In Jeet Kune Do, you have progressive indirect attack (PIA) and attack by drawing (ABD) — two out of the five ways of attack according to Tao of Jeet Kune Do, being the hardest ones to master. They’re the most difficult because one forces and the other baits.

PIA is feinting to make an opponent defend one way while you attack a different spot, while ABD is baiting them to attack a certain way in order for you to land a specific counter.

A simple example of PIA is to attack the same area twice in a row, then switch it up in the third. You can throw a left hook to the head, then throw it again to the head, and then feint yet another left hook to the head — likely making the opponent overreact by raising their guard high — before throwing it to the liver.

A simple example of ABD is to drop your guard to expose your head. Perhaps you even lean in to entice your opponent to throw a punch right to your face. When you see the punch initiate, you then pull back, make the punch miss, and throw the counter. I encountered this in sparring as early as way back in 2007 when I first started training.

Since I refuse to link the most popular Jeet Kune Do videos illustrating these ideas, namely those by the notorious conman Dan Lok, here instead is a video by fight analyst Jack Slack explaining an adjacent concept of the three initiatives.

In order to land a successful delayed or simultaneous counter (and beyond that, interception), you’re no longer just reacting to their attacks or predicting their next move. You’re making them do certain things you want them to do, which you can then easily counter against. If you can practically mind control your opponent with a combination of prescience and subterfuge, you’re likely not just brawling or dancing around in there.

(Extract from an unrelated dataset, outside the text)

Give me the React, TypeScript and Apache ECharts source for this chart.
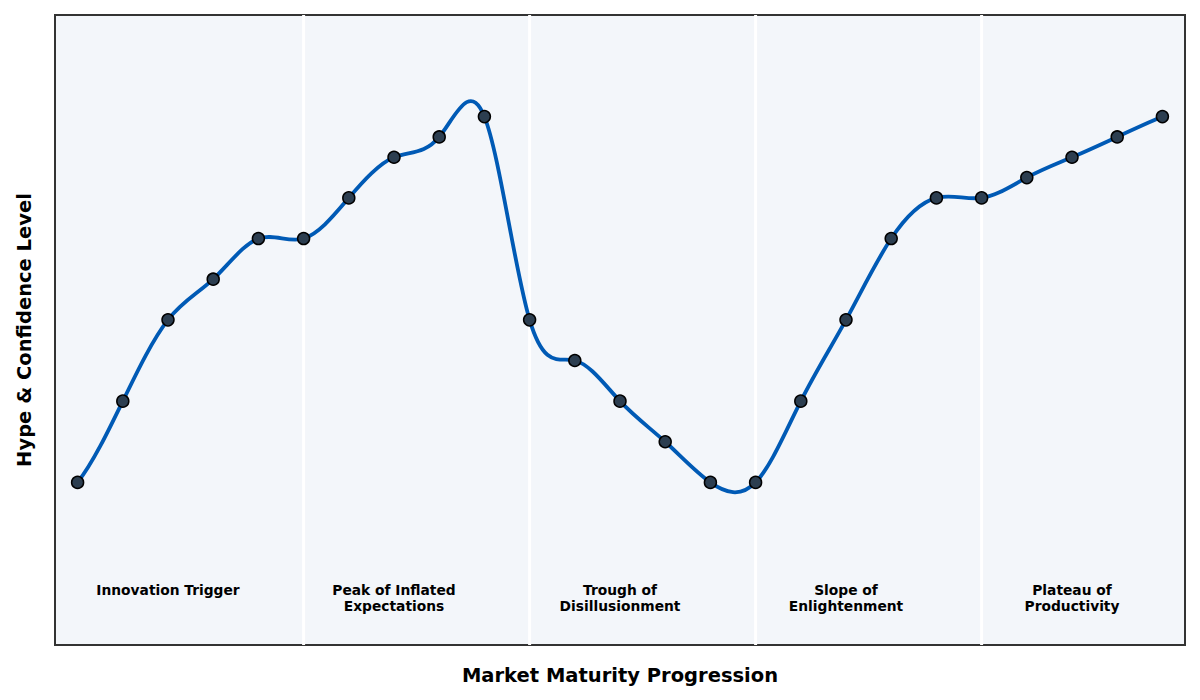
import React, { useEffect, useRef } from "react";
import * as echarts from "echarts";

const stageIndex: number[] = Array.from({ length: 25 }, (_, i) => i);
const hypeValues: number[] = [1, 3, 5, 6, 7, 7, 8, 9, 9.5, 10, 5, 4, 3, 2, 1, 1, 3, 5, 7, 8, 8, 8.5, 9, 9.5, 10];
const phaseBoundaries: number[] = [5, 10, 15, 20];
const phaseNames: string[] = [
  "Innovation Trigger",
  "Peak of Inflated\nExpectations",
  "Trough of\nDisillusionment",
  "Slope of\nEnlightenment",
  "Plateau of\nProductivity",
];
const phaseCenters: number[] = [2, 7, 12, 17, 22];
const phaseLabelY = -1.45;
const yRange: number[] = [-3, 12.5];

// Not-a-knot cubic spline slopes at each node (used to shape the curve segments)
function splineSlopes(xs: number[], ys: number[]): number[] {
  const n = xs.length;
  const A: number[][] = Array.from({ length: n }, () => new Array(n + 1).fill(0));
  const h = (i: number) => xs[i + 1] - xs[i];
  A[0][0] = h(1);
  A[0][1] = -(h(0) + h(1));
  A[0][2] = h(0);
  for (let i = 1; i < n - 1; i++) {
    A[i][i - 1] = h(i - 1);
    A[i][i] = 2 * (h(i - 1) + h(i));
    A[i][i + 1] = h(i);
    A[i][n] = 6 * ((ys[i + 1] - ys[i]) / h(i) - (ys[i] - ys[i - 1]) / h(i - 1));
  }
  A[n - 1][n - 3] = h(n - 2);
  A[n - 1][n - 2] = -(h(n - 3) + h(n - 2));
  A[n - 1][n - 1] = h(n - 3);
  for (let c = 0; c < n; c++) {
    let p = c;
    for (let r = c + 1; r < n; r++) if (Math.abs(A[r][c]) > Math.abs(A[p][c])) p = r;
    [A[c], A[p]] = [A[p], A[c]];
    for (let r = 0; r < n; r++) {
      if (r === c) continue;
      const f = A[r][c] / A[c][c];
      if (f === 0) continue;
      for (let k = c; k <= n; k++) A[r][k] -= f * A[c][k];
    }
  }
  const M = A.map((row, i) => row[n] / row[i]);
  const d: number[] = [];
  for (let i = 0; i < n - 1; i++) {
    const hi = h(i);
    d[i] = (ys[i + 1] - ys[i]) / hi - (hi * (2 * M[i] + M[i + 1])) / 6;
  }
  const hl = h(n - 2);
  d[n - 1] = (ys[n - 1] - ys[n - 2]) / hl + (hl * (M[n - 2] + 2 * M[n - 1])) / 6;
  return d;
}

export default function App() {
  const ref = useRef<HTMLDivElement>(null);
  useEffect(() => {
    document.body.style.margin = "0";
    if (!ref.current) return;
    const chart = echarts.init(ref.current, null, { renderer: "svg" });
    const font = "DejaVu Sans";
    const slopes = splineSlopes(stageIndex, hypeValues);
    chart.setOption({
      animation: false,
      textStyle: { fontFamily: font },
      grid: {
        left: 55,
        right: 15,
        top: 15,
        bottom: 55,
        show: true,
        backgroundColor: "#f3f6fa",
        borderColor: "#333333",
        borderWidth: 2,
        z: 0,
      },
      xAxis: {
        type: "value",
        min: -0.5,
        max: 24.5,
        name: "Market Maturity Progression",
        nameLocation: "middle",
        nameGap: 20,
        nameTextStyle: { fontSize: 19.5, fontWeight: "bold", color: "#000", fontFamily: font },
        axisLine: { show: false },
        axisTick: { show: false },
        axisLabel: { show: false },
        splitLine: { show: false },
      },
      yAxis: {
        type: "value",
        min: yRange[0],
        max: yRange[1],
        name: "Hype & Confidence Level",
        nameLocation: "middle",
        nameGap: 21,
        nameTextStyle: { fontSize: 19.5, fontWeight: "bold", color: "#000", fontFamily: font },
        axisLine: { show: false },
        axisTick: { show: false },
        axisLabel: { show: false },
        splitLine: { show: false },
      },
      series: [
        {
          type: "custom",
          silent: true,
          z: 1,
          data: phaseBoundaries.map((b) => [b]),
          renderItem: (params: any, api: any) => {
            const x = api.value(0);
            const top = api.coord([x, yRange[1]]);
            const bot = api.coord([x, yRange[0]]);
            return {
              type: "line",
              shape: { x1: top[0], y1: top[1], x2: bot[0], y2: bot[1] },
              style: { stroke: "#ffffff", lineWidth: 3 },
            };
          },
        },
        {
          type: "custom",
          silent: true,
          z: 2,
          data: phaseCenters.map((c) => [c, phaseLabelY]),
          renderItem: (params: any, api: any) => {
            const p = api.coord([api.value(0), api.value(1)]);
            return {
              type: "text",
              x: p[0],
              y: p[1],
              style: {
                text: phaseNames[params.dataIndex],
                fill: "#000000",
                font: `bold 13.8px "${font}"`,
                align: "center",
                verticalAlign: "top",
                lineHeight: 16,
              },
            };
          },
        },
        {
          type: "custom",
          silent: true,
          z: 3,
          clip: true,
          data: stageIndex.slice(0, -1).map((x, i) => [x, hypeValues[i], stageIndex[i + 1], hypeValues[i + 1], slopes[i], slopes[i + 1]]),
          renderItem: (params: any, api: any) => {
            const x0 = api.value(0), y0 = api.value(1), x1 = api.value(2), y1 = api.value(3);
            const d0 = api.value(4), d1 = api.value(5);
            const h = x1 - x0;
            const p0 = api.coord([x0, y0]);
            const p1 = api.coord([x1, y1]);
            const c0 = api.coord([x0 + h / 3, y0 + (d0 * h) / 3]);
            const c1 = api.coord([x1 - h / 3, y1 - (d1 * h) / 3]);
            return {
              type: "bezierCurve",
              shape: { x1: p0[0], y1: p0[1], x2: p1[0], y2: p1[1], cpx1: c0[0], cpy1: c0[1], cpx2: c1[0], cpy2: c1[1] },
              style: { stroke: "#005ab5", lineWidth: 3.8, fill: "none", lineCap: "round" },
            };
          },
        },
        {
          type: "scatter",
          z: 5,
          data: stageIndex.map((x, i) => [x, hypeValues[i]]),
          symbol: "circle",
          symbolSize: 12,
          itemStyle: { color: "#2c3e50", borderColor: "#000000", borderWidth: 1.5, opacity: 1 },
        },
      ],
    });
    return () => chart.dispose();
  }, []);
  return <div ref={ref} style={{ width: 1200, height: 700 }} />;
}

Combat mastery includes mastering your opponent, and nothing lets you do that more than practically playing them like a fiddle while expending as little energy as possible.

Conclusion

There’s also level -1, which is the person who doesn’t know what they’re doing. As the Mark Twain quote goes, “The best swordsman does not fear the second best swordsman; he fears the worst swordsman because there’s no telling what that idiot is going to do.” That’s why you can never underestimate your opponent since you can always get caught, especially by someone who doesn’t play by the same rules as you.

When it comes to fighting against someone you can’t predict or control, then you have to go back to the first level, which is reacting. That goes to show that even if the first level is said to be the lowest, it’s also not made irrelevant by your attainment of higher levels. If you’re unable to predict, force, or bait your opponent, then you’ll have to react to whatever they’re doing; or better yet, pre-emptively get to them before they get to you, either with an attack or through diplomatic means.  

I was going to add a part about the three levels of combat applied to other fields, but I’ll leave that for another blog post since I’ve already sat on this for far too long. I’ll end this here for now, but this is not the last blog post I’ll write on this subject. I find this particular topic quite interesting, and I would like to dive more into it in the foreseeable future.